First, pose your model on a chair or stool — really, anything that allows her to lie back. The backdrop and floor should be empty — this is going to be important later — and clean, with very little distraction. The chair or stool that you use doesn’t matter much, though something that will be easy to Photoshop out later is probably preferred.
One the model is posed, Brooke uses her 10-second timer to create movement in the image by rustling the model’s dress. This detail is optional, depending on what sort of image you’d like, but it’s pretty easy to crop yourself out of the shot if you do end up in it, as Brooke does.
Then, you take your shot, with the model in the image.

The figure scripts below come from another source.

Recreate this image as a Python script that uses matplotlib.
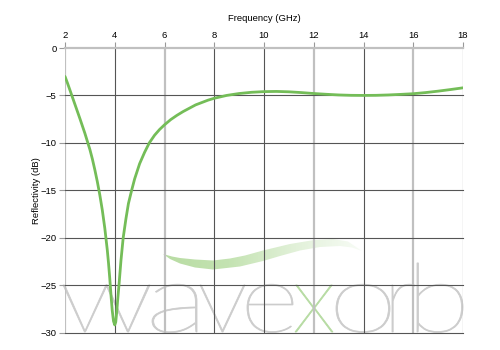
#!/usr/bin/env python3
"""Reflectivity vs frequency chart with wavexorb watermark."""
import numpy as np
import matplotlib
matplotlib.use("Agg")
import matplotlib.pyplot as plt
from matplotlib.patches import Polygon, PathPatch
from matplotlib.textpath import TextPath
from matplotlib.font_manager import FontProperties
from matplotlib.transforms import Affine2D, IdentityTransform
from matplotlib.colors import LinearSegmentedColormap

# frequency (GHz) and reflectivity (dB)
freq = [2.0, 2.1, 2.2, 2.4, 2.6, 2.8, 3.0, 3.1, 3.2, 3.3, 3.4, 3.5, 3.6,
        3.7, 3.75, 3.8, 3.85, 3.9, 3.95, 4.0, 4.04, 4.08, 4.12, 4.17, 4.25,
        4.34, 4.45, 4.55, 4.68, 4.8, 5.0, 5.2, 5.39, 5.6, 5.8, 6.0, 6.25,
        6.5, 6.75, 7.0, 7.25, 7.5, 7.75, 8.0, 8.5, 9.0, 9.5, 10.0, 10.5,
        11.0, 11.5, 12.0, 12.5, 13.0, 13.5, 14.0, 14.5, 15.0, 15.5, 16.0,
        16.5, 17.0, 17.5, 18.0]
refl = [-3.0, -3.7, -4.45, -5.95, -7.45, -9.0, -10.7, -11.7, -12.85, -14.1,
        -15.5, -17.1, -19.0, -21.3, -22.7, -24.3, -26.1, -27.7, -28.8, -29.2,
        -28.9, -27.8, -26.5, -25.0, -22.4, -20.0, -18.0, -16.4, -15.0, -13.8,
        -12.2, -11.0, -10.0, -9.2, -8.6, -8.1, -7.55, -7.1, -6.7, -6.35,
        -6.0, -5.75, -5.5, -5.3, -5.0, -4.8, -4.67, -4.6, -4.58, -4.62,
        -4.7, -4.8, -4.88, -4.95, -4.99, -5.0, -4.99, -4.95, -4.89, -4.82,
        -4.7, -4.55, -4.38, -4.2]

x_ticks = [2, 4, 6, 8, 10, 12, 14, 16, 18]
y_ticks = [0, -5, -10, -15, -20, -25, -30]

W, H = 500, 350
FS = 6.8
fig = plt.figure(figsize=(5, 3.5), dpi=100)
ax = fig.add_axes([65 / W, 1 - 332.5 / H, 398 / W, 284.5 / H])
ax.set_facecolor("none")

# ---- watermark: swoosh (pixel coords, y from top) ----
upper = [(163, 254), (172, 256.5), (180, 258), (195, 259.5), (213, 260.5),
         (230, 258.5), (245, 255.5), (263, 250.5), (290, 244), (313, 240.2),
         (333, 239), (348, 241.5), (362, 251)]
lower = [(352, 247.5), (340, 246), (320, 247), (300, 250.5), (280, 256),
         (263, 261), (240, 266.5), (213, 269.5), (195, 267.5), (180, 263.5),
         (170, 259)]
disp = IdentityTransform()
swoosh = Polygon([(x, H - y) for x, y in upper + lower], closed=True,
                 transform=disp, facecolor="none", edgecolor="none")
ax.add_patch(swoosh)
sw_cmap = LinearSegmentedColormap.from_list(
    "sw", ["#b8dca3", "#c4e3b2", "#e2f1d9", "#f8fcf6"])
img = ax.imshow(np.linspace(0, 1, 256)[None, :], cmap=sw_cmap, aspect="auto",
                extent=[2 + (163 - 65) / 398 * 16, 2 + (362 - 65) / 398 * 16, -30, 0],
                zorder=1, interpolation="bilinear")
img.set_clip_path(swoosh)

# ---- watermark: "wavexorb" letters, each fitted to its box in pixels ----
fp = FontProperties(family="Lato", weight="light")
letters = ["w", "a", "v", "e", "x", "o", "r", "b"]
lefts = [63, 152, 200, 247, 295, 336, 392, 417]
rights = [150, 197, 245, 293, 333, 390, 415, 463]
colors = ["#cccccc"] * 4 + ["#b6dba2"] + ["#cccccc"] * 3
x_ref = TextPath((0, 0), "x", size=1, prop=fp).get_extents()
sy = 47 / x_ref.height
baseline = H - 332
for ch, l, r, c in zip(letters, lefts, rights, colors):
    tp = TextPath((0, 0), ch, size=1, prop=fp)
    ext = tp.get_extents()
    sx = (r - l) / ext.width
    tr = Affine2D().translate(-ext.x0, 0).scale(sx, sy).translate(l, baseline)
    ax.add_patch(PathPatch(tr.transform_path(tp), transform=disp, facecolor=c,
                           edgecolor=c, lw=0.6, zorder=1, clip_on=False))

ax.set_xlim(2, 18)
ax.set_ylim(-30, 0)

# grid (some lines render soft grey in the reference)
soft_x = {2, 6, 12, 16}
for xv in x_ticks:
    if xv in soft_x:
        ax.axvline(xv, color="#c0c0c0", lw=1.6, zorder=2)
    else:
        ax.axvline(xv, color="#555555", lw=0.8, zorder=2)
for yv in y_ticks:
    if yv == 0:
        ax.axhline(yv, color="#c0c0c0", lw=1.6, zorder=2, clip_on=False)
    else:
        ax.axhline(yv, color="#555555", lw=0.8, zorder=2, clip_on=False)

ax.plot(freq, refl, color="#74bd58", lw=2, zorder=3, solid_capstyle="round",
        solid_joinstyle="round")

for s in ax.spines.values():
    s.set_visible(False)
ax.set_xticks(x_ticks)
ax.set_yticks(y_ticks)
ax.xaxis.tick_top()
ax.xaxis.set_label_position("top")
ax.tick_params(axis="both", length=4, width=0.8, color="#999999", labelsize=FS,
               pad=2)
for lab in ax.get_xticklabels() + ax.get_yticklabels():
    lab.set_family("Liberation Sans")
ax.set_xlabel("Frequency (GHz)", fontsize=FS, family="Liberation Sans", labelpad=7)
ax.set_ylabel("Reflectivity (dB)", fontsize=FS, family="Liberation Sans", labelpad=0)

fig.savefig("out.png", dpi=100)
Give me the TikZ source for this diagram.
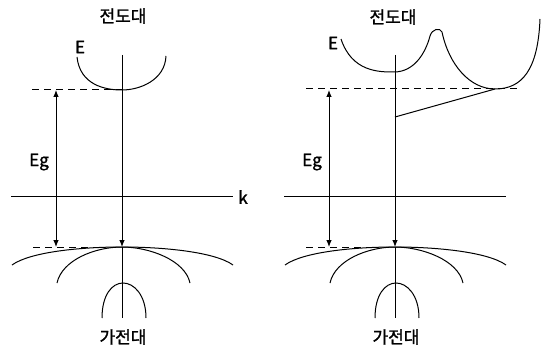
\documentclass[tikz,border=0pt]{standalone}
\usepackage{fontspec}
\setmainfont{Noto Sans CJK KR}[FakeBold=1.5]
\usetikzlibrary{arrows.meta}
\tikzset{
  band/.style={line width=1pt},
  level/.style={line width=1pt, dash pattern=on 7pt off 5pt},
  downarrow/.style={line width=0.9pt, -{Latex[length=7pt,width=5.5pt]}},
  gaparrow/.style={line width=0.9pt, {Latex[length=7pt,width=5.5pt]}-{Latex[length=7pt,width=5.5pt]}},
  lbl/.style={font=\fontsize{17}{20}\selectfont, inner sep=0pt},
}
% axis, gap arrow and valence bands (same in both panels)
\newcommand{\lowerpart}[1]{%
  \coordinate (#1axl) at (11,196);
  \coordinate (#1axr) at (233,196);
  \draw[band] (#1axl) -- (#1axr);
  \coordinate (#1ctop) at (122,55);
  \coordinate (#1vtop) at (122,247);
  \coordinate (#1cbot) at (122,318);
  \draw[downarrow] (#1ctop) -- (#1vtop);
  \draw[band] (#1vtop) -- (#1cbot);
  \coordinate (#1gtop) at (56,90);
  \coordinate (#1gbot) at (56,247);
  \draw[gaparrow] (#1gtop) -- (#1gbot);
  \node[lbl] (#1eg) at (39,162) {Eg};
  \coordinate (#1vl) at (33,247);
  \draw[level] (#1vl) -- (95,247);
  % valence bands
  \draw[band] (12,265) .. controls (30,252) and (80,247) .. (#1vtop)
              .. controls (164,247) and (215,252) .. (233,265);
  \draw[band] (57,283) .. controls (62,260) and (95,247) .. (#1vtop)
              .. controls (149,247) and (185,260) .. (190,283);
  \draw[band] (102,318) .. controls (102,295) and (112,283) .. (123,283)
              .. controls (134,283) and (146,295) .. (146,318);
  \node[lbl] (#1vb) at (123,337) {가전대};
}

\begin{document}
\begin{tikzpicture}[x=1pt,y=-1pt]
  \useasboundingbox (0,0) rectangle (546,350);

  % direct gap
  \begin{scope}
    \node[lbl] (lcb) at (123,16) {전도대};
    \node[lbl] (lE) at (80,47) {E};
    \coordinate (lmin) at (122,90);
    \draw[band] (77,57) .. controls (80,85) and (105,90) .. (lmin)
                .. controls (140,90) and (165,80) .. (166,56);
    \coordinate (lcl) at (32,90);
    \draw[level] (lcl) -- (lmin);
    \lowerpart{l}
    \node[lbl] (lk) at (243,197) {k};
  \end{scope}

  % indirect gap
  \begin{scope}[xshift=273pt]
    \node[lbl] (rcb) at (120,17) {전도대};
    \node[lbl] (rE) at (60,43) {E};
    \coordinate (rvmin) at (121,72);
    \coordinate (rmin) at (222,89);
    \draw[band] (68,39) .. controls (79,72) and (106,72) .. (rvmin)
                .. controls (140,72) and (152,55) .. (157,36)
                .. controls (159,29) and (167,27) .. (169,32)
                .. controls (176,65) and (197,89) .. (rmin)
                .. controls (249,89) and (265,70) .. (267,19);
    \coordinate (rcl) at (33,89);
    \coordinate (rcr) at (245,89);
    \draw[level] (rcl) -- (rcr);
    \coordinate (rkink) at (122,117);
    \draw[band] (rkink) -- (rmin);
    \lowerpart{r}
  \end{scope}
\end{tikzpicture}
\end{document}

After you’ve got the shot, remove the stool and the model and take what Brooke calls “a plate,” or a blank shot of the backdrop. This will make it much easier to crop out the unnecessarily elements, like the photographer or the model. Simple take a photo of the backdrop with nothing present.
Upload both of the photos and import them into Photoshop. Using the “Move” tool, just drop the photo with the model over the top of the plate. Then, you can easily crop out everything that doesn’t need to be there, with the image of the backdrop right behind it. Just use the eraser tool or a layer mask.
Now, you can use that image of the model in any way you like — and she’ll look like she was suspended in a way much more complicated than it really was.